I'm sure it's been discussed to death - but after looking at the sub FAQ and perusing subreddit search results for 10mins I didn't find anything helpful.
My org has been using Solarwinds Server and Application Monitor (SAM) for a long time; it works adequately but fails in some areas.
I'm looking for suggestions of potential replacements that could have the following capabilities:
Not Nagios (used it before, seems great for a smaller env, and great for a large one if you have an FTE or two to run it)
Able to scan an IP range and automatically add any found devices as a monitored system
Ability to scan AD OU and automatically add any found devices as a monitored system
Ability to look at vCenter and automatically add any unmonitored VMs as monitored systems
Ability to run powershell commands against it to add/remove monitored nodes, mute/unmute alerting, configure node settings, configure node data
Ability to send customizable email alerts when a node down/critical state is encountered; and when the alert state is cleared (or ability to call API scripting when an alert state is detected/cleared)

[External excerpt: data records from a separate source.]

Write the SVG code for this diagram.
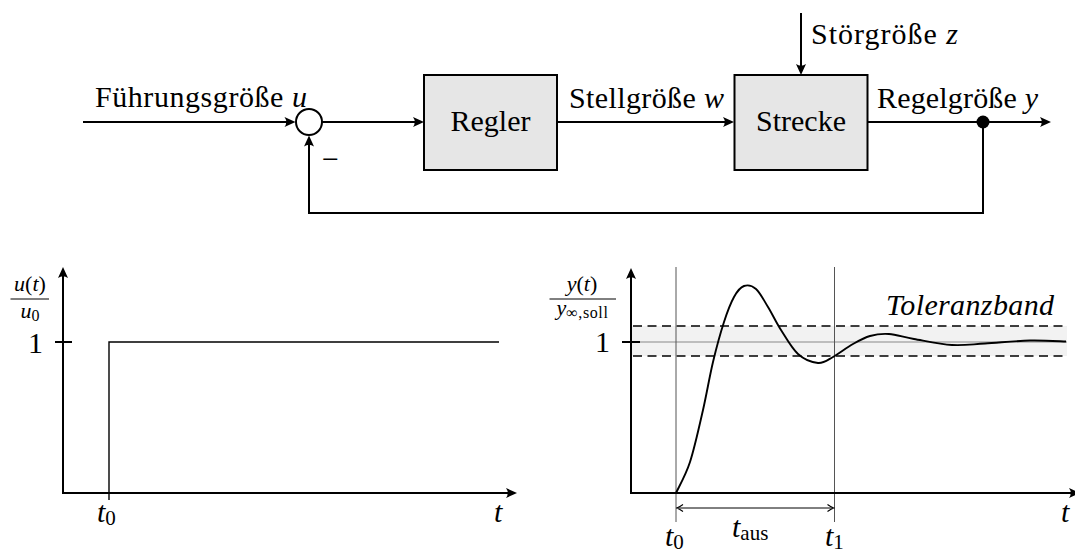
<svg xmlns="http://www.w3.org/2000/svg" width="1075" height="553" viewBox="0 0 1075 553">
<style>
.ln{stroke:#000;stroke-width:2;fill:none}
.thin{stroke:#000;stroke-width:1.4;fill:none}
.grid{stroke:#555;stroke-width:1;fill:none}
.box{fill:#e6e6e6;stroke:#000;stroke-width:2}
.t{font-family:"Liberation Serif","DejaVu Serif",serif;font-size:30px;fill:#000}
.s{font-family:"Liberation Serif","DejaVu Serif",serif;font-size:22px;fill:#000}
.i{font-style:italic}
.sub{font-size:21px;font-style:normal}
.ssub{font-size:16px;font-style:normal}
</style>
<defs>
<marker id="arr" viewBox="-9 -6 13 12" refX="0" refY="0" markerWidth="13" markerHeight="12" markerUnits="userSpaceOnUse" orient="auto">
<path d="M3,0 L-8,-5 Q-4.5,0 -8,5 Z" fill="#000"/>
</marker>
<marker id="harr" viewBox="-7 -5 9 10" refX="0" refY="0" markerWidth="9" markerHeight="10" markerUnits="userSpaceOnUse" orient="auto-start-reverse">
<path d="M-5.5,-3.5 Q-1.5,-0.6 0.8,0 Q-1.5,0.6 -5.5,3.5" fill="none" stroke="#000" stroke-width="1.1"/>
</marker>
</defs>

<!-- block diagram -->
<g id="connectors">
<path class="ln" d="M83,122 L292.5,122" marker-end="url(#arr)"/>
<path class="ln" d="M322,122 L421,122" marker-end="url(#arr)"/>
<path class="ln" d="M557,122 L731,122" marker-end="url(#arr)"/>
<path class="ln" d="M867.5,122 L1048,122" marker-end="url(#arr)"/>
<path class="ln" d="M801,13 L801,72" marker-end="url(#arr)"/>
<path class="ln" d="M983,122 L983,213 L309,213 L309,138.5" marker-end="url(#arr)"/>
</g>
<g id="sum">
<circle cx="309" cy="122" r="13" fill="#fff" stroke="#000" stroke-width="2"/>
<text class="t" x="330.5" y="169" text-anchor="middle">−</text>
</g>
<g id="regler">
<rect class="box" x="424" y="75" width="133" height="95"/>
<text class="t" x="490.5" y="131" text-anchor="middle">Regler</text>
</g>
<g id="strecke">
<rect class="box" x="734.5" y="75" width="133" height="95"/>
<text class="t" x="801" y="131" text-anchor="middle">Strecke</text>
</g>
<g id="branch">
<circle cx="983" cy="122" r="6.5" fill="#000"/>
</g>
<g id="labels">
<text class="t" x="95" y="107" textLength="212">Führungsgröße <tspan class="i">u</tspan></text>
<text class="t" x="569" y="108" textLength="155">Stellgröße <tspan class="i">w</tspan></text>
<text class="t" x="811" y="44" textLength="147">Störgröße <tspan class="i">z</tspan></text>
<text class="t" x="877" y="108" textLength="161">Regelgröße <tspan class="i">y</tspan></text>
</g>

<!-- left plot -->
<g id="plot-u">
<path class="ln" d="M63,493 L63,270" marker-end="url(#arr)"/>
<path class="ln" d="M62,493 L514,493" marker-end="url(#arr)"/>
<path class="ln" d="M55,342 L72,342"/>
<path class="thin" d="M109,500 L109,342 L499,342"/>
<text class="t" x="43" y="353" text-anchor="end">1</text>
<text class="s" x="30" y="291" text-anchor="middle"><tspan class="i">u</tspan>(<tspan class="i">t</tspan>)</text>
<path d="M10.5,299 L49,299" stroke="#000" stroke-width="1"/>
<text class="s" x="30" y="318" text-anchor="middle"><tspan class="i">u</tspan><tspan class="ssub" dy="3">0</tspan></text>
<text class="t i" x="97" y="522">t<tspan class="sub" dy="3">0</tspan></text>
<text class="t i" x="494" y="522">t</text>
</g>

<!-- right plot -->
<g id="plot-y">
<rect x="631" y="326" width="436" height="30" fill="#f2f2f2"/>
<path d="M631,342 L1067,342" stroke="#888" stroke-width="1"/>
<path class="thin" d="M633,326 L1067,326 M633,356 L1067,356" stroke-dasharray="9 5.5"/>
<path class="grid" d="M676,267 L676,522 M834.5,267 L834.5,522"/>
<path class="ln" d="M631,493 L631,271" marker-end="url(#arr)"/>
<path class="ln" d="M630,493 L1077,493" marker-end="url(#arr)"/>
<path class="ln" d="M622,342 L640,342"/>
<path d="M676,493 C678.3,487.8 685.5,475.8 690,462 C694.5,448.2 699.2,426.7 703,410 C706.8,393.3 709.5,376.7 713,362 C716.5,347.3 720.5,332.8 724,322 C727.5,311.2 730.7,303 734,297 C737.3,291 740.3,287.3 744,286 C747.7,284.7 752,285.5 756,289 C760,292.5 763.8,300.2 768,307 C772.2,313.8 776,322.2 781,330 C786,337.8 791.8,348.5 798,354 C804.2,359.5 812.2,362.5 818,363 C823.8,363.5 827.2,360.2 833,357 C838.8,353.8 846.8,347.5 853,344 C859.2,340.5 864,337.7 870,336 C876,334.3 881.7,333.5 889,334 C896.3,334.5 903.5,337.2 914,339 C924.5,340.8 940.2,344.25 952,345 C963.8,345.75 972,344.25 985,343.5 C998,342.75 1016.5,340.8 1030,340.5 C1043.5,340.2 1060,341.3 1066,341.5" fill="none" stroke="#000" stroke-width="1.9"/>
<path d="M677.5,508 L833,508" stroke="#000" stroke-width="1" marker-start="url(#harr)" marker-end="url(#harr)"/>
<text class="t" x="610" y="352" text-anchor="end">1</text>
<text class="s" x="582" y="291" text-anchor="middle"><tspan class="i">y</tspan>(<tspan class="i">t</tspan>)</text>
<path d="M549.5,299 L616,299" stroke="#000" stroke-width="1"/>
<text class="s" x="582.5" y="315" text-anchor="middle"><tspan class="i">y</tspan><tspan class="ssub" dy="3" letter-spacing="0.6">∞,soll</tspan></text>
<text class="t i" x="886" y="315" textLength="168">Toleranzband</text>
<text class="t i" x="732" y="537">t<tspan class="sub" dy="3">aus</tspan></text>
<text class="t i" x="665" y="546">t<tspan class="sub" dy="3">0</tspan></text>
<text class="t i" x="825" y="546">t<tspan class="sub" dy="3">1</tspan></text>
<text class="t i" x="1061" y="522">t</text>
</g>
</svg>
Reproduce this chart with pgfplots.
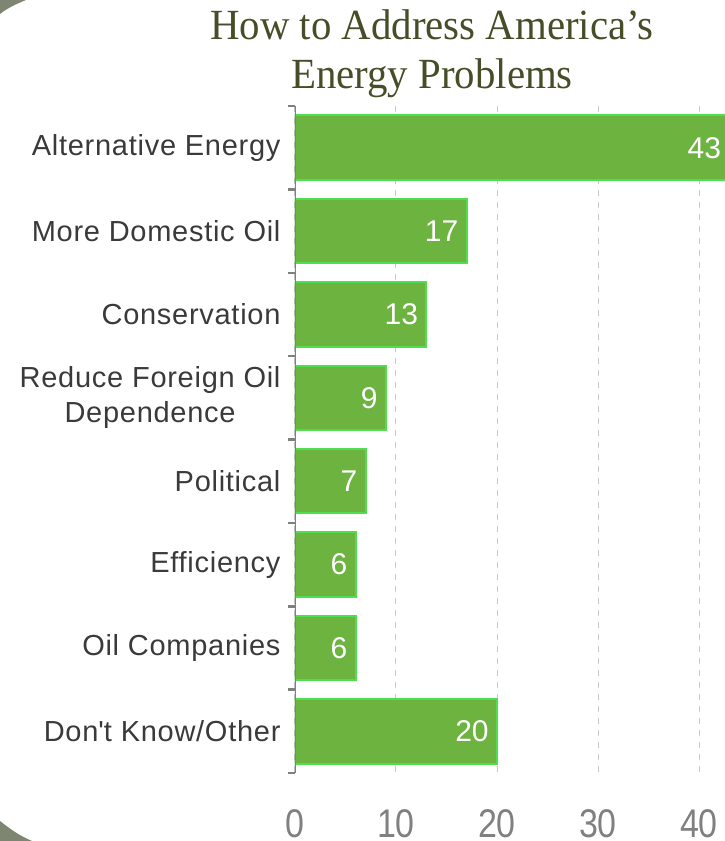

Ability to monitor Windows 2003-Current (preferably agentless), AIX, Linux (RHEL and Ubuntu), SQL 2012-Current, Exchange, ESXi/vCenter, AHV/Prism/Prism Central, HPE, Dell and Nutanix hardware
HA capability
Scalability to monitor ~4000 systems with multiple monitored components on each system
I know I'm probably looking for a lot, but we get nearly all of this out of Solarwinds SAM (don't seem to get AHX/Nutanix monitoring, or API scripting on alert state detect/clear); and the system goes ass up every month when we reboot the SAM servers for windows updates.
I don't see what in that list Solarwinds does not currently do.
I am also not aware of something else in the market that covers all these things.
If you Solarwinds install dies every time you install Windows Updates, then it sounds like your install is sick.